Now if everyone in a 4man group shows up with nothing then none of them will have any room to complain about how long it takes.
Keep carrying the wasted slots or Yoshi WILL nerf the content you love, or what is left of it.
Is it really worth holding any and all content that'd be worth a damn, intrinsically, hostage to long-overdue checks for basic player readiness?
I see, for instance, no problem with requiring that one have all their job quests complete or their job's (not counting BLU) skills learned before doing that expansion's level-cap content (all 1-70 skill learned to do Stormblood endgame, 1-80 for Shadowbringers, etc.).

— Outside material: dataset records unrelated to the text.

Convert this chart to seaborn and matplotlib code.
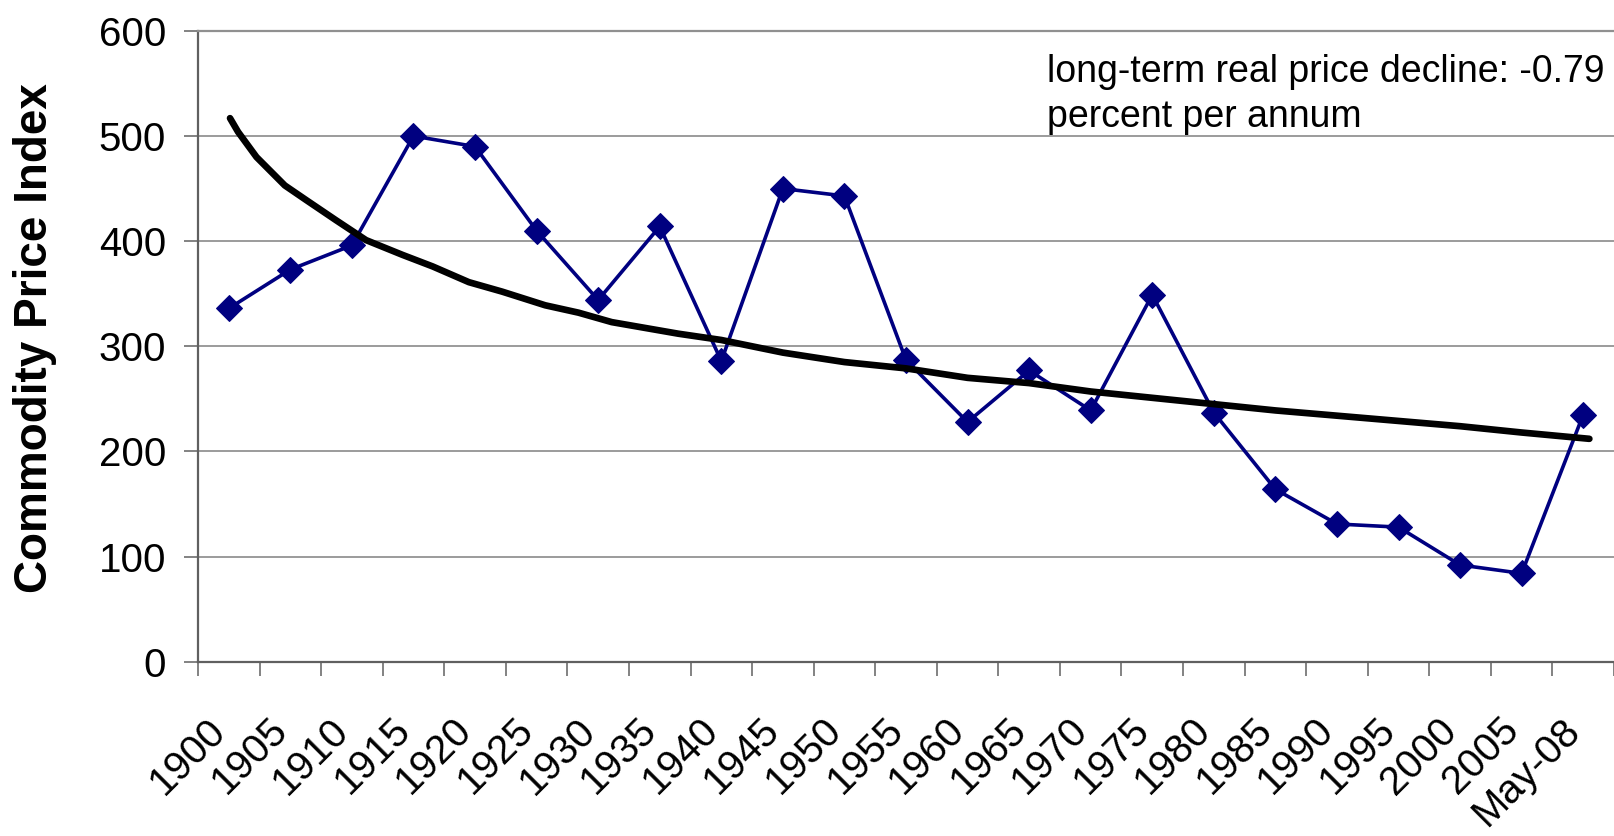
import matplotlib
matplotlib.use("Agg")
import matplotlib.pyplot as plt
import matplotlib.transforms as mtransforms
from matplotlib.ticker import FixedLocator, MultipleLocator
import seaborn as sns

# categories on the x axis
years = ["1900", "1905", "1910", "1915", "1920", "1925", "1930", "1935",
         "1940", "1945", "1950", "1955", "1960", "1965", "1970", "1975",
         "1980", "1985", "1990", "1995", "2000", "2005", "May-08"]
# commodity price index
price_index = [336, 373, 396, 500, 490, 410, 344, 414, 286, 450, 443, 287,
               228, 277, 239, 349, 237, 164, 131, 128, 92, 84, 235]
# long-term trend line (category position, value)
trend_pos = [0.02, 0.15, 0.45, 0.91, 1.26, 1.74, 2.23, 2.82, 3.31, 3.90,
             4.44, 5.14, 5.68, 6.22, 7.30, 8, 9, 10, 11, 12, 13, 14, 15,
             16, 17, 18, 19, 20, 21, 22.1]
trend_val = [517, 504, 480, 453, 439, 420, 401, 387, 376, 361,
             352, 339, 332, 323, 312, 306, 294, 285, 279, 270, 265, 257, 251,
             245, 239, 234, 229, 224, 218, 212]

note = "long-term real price decline: -0.79\npercent per annum"

sns.set_style("white")
plt.rcParams["font.family"] = ["Liberation Sans", "DejaVu Sans"]
plt.rcParams["text.color"] = "black"
plt.rcParams["xtick.color"] = "black"
plt.rcParams["ytick.color"] = "black"
plt.rcParams["axes.labelcolor"] = "black"

fig = plt.figure(figsize=(16.14, 8.36), dpi=100)
ax = fig.add_axes([198 / 1614, 1 - 661.7 / 836, 1 - 198 / 1614, 630.8 / 836])

pos = list(range(len(years)))
sns.lineplot(x=pos, y=price_index, ax=ax, color="#000080", linewidth=2.6,
             marker="D", markersize=13, markeredgecolor="#000080",
             markerfacecolor="#000080", zorder=3)
sns.lineplot(x=trend_pos, y=trend_val, ax=ax, color="black", linewidth=4.8,
             zorder=4, solid_capstyle="round")

ax.set_xlim(-0.5, 22.5)
ax.set_ylim(0, 600)

ax.yaxis.set_major_locator(MultipleLocator(100))
ax.grid(axis="y", color="#808080", linewidth=1.1)
ax.grid(axis="x", visible=False)
ax.set_axisbelow(True)

ax.xaxis.set_major_locator(FixedLocator(pos))
ax.set_xticklabels(years, rotation=45, ha="right", va="center",
                   rotation_mode="anchor")
ax.xaxis.set_minor_locator(FixedLocator([p - 0.5 for p in pos] + [22.5]))
ax.tick_params(axis="x", which="major", length=0, pad=45, labelsize=29,
               colors="black")
ax.tick_params(axis="x", which="minor", length=10, width=1.1,
               color="#606060", direction="out", bottom=True)
ax.tick_params(axis="y", which="major", length=10, width=1.1,
               color="#606060", labelcolor="black", direction="out",
               left=True, pad=13, labelsize=29)

offset = mtransforms.ScaledTranslation(-9 / 100, 0, fig.dpi_scale_trans)
for lbl in ax.xaxis.get_majorticklabels():
    lbl.set_transform(lbl.get_transform() + offset)

for side in ["left", "bottom"]:
    ax.spines[side].set_color("#606060")
    ax.spines[side].set_linewidth(1.6)
ax.spines["top"].set_color("#909090")
ax.spines["top"].set_linewidth(1.6)
ax.spines["right"].set_visible(False)

ax.set_xlabel("")
ax.set_ylabel("Commodity Price Index", fontsize=33, fontweight="bold",
              va="center", color="black")
ax.yaxis.set_label_coords(-163 / 1416, 0.513)

fig.text(1047 / 1614, 1 - 54 / 836, note, fontsize=27, va="top",
         ha="left", linespacing=1.32, color="black")

fig.savefig("out.png", dpi=100)
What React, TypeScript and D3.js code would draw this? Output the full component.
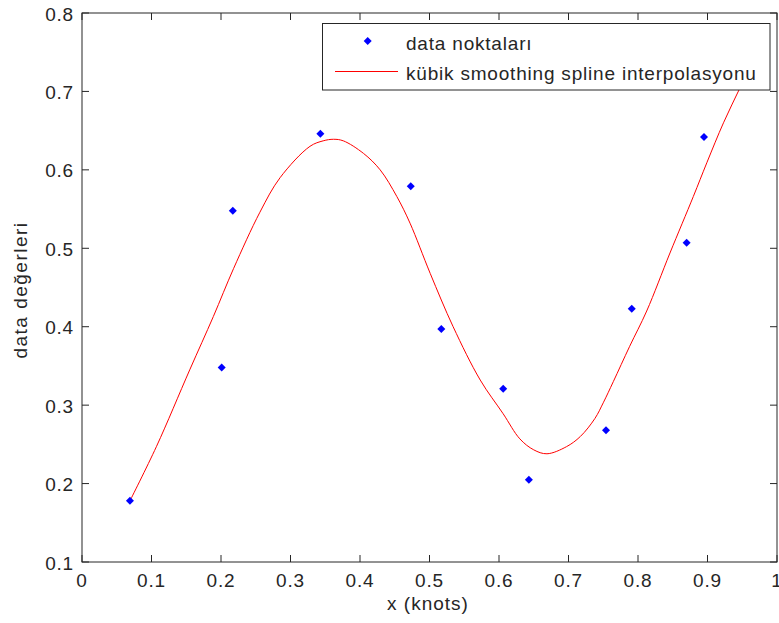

Nor do I see any problem with requiring at least a short, better-tuned SSS-equivalent (keeping in mind that some of them are weirdly stringent at present) -- or, ideally, a far more contextualized proving ground for the latest expansion's serious content (if not already completed during a previous then-latest expansion).
^
Similarly, though, nor does failing mechanic have to immediately equate to death, as per knock-offs or 999,999 damage nukes to be walled off, for the mechanic itself to be engaging. Actionable challenge and broadly defined "difficulty" are not the same thing. Something can be immensely punishing, yet dully shallow, or deep, complex, and engaging yet not particular "difficult" due simply to how well the mechanics were situated.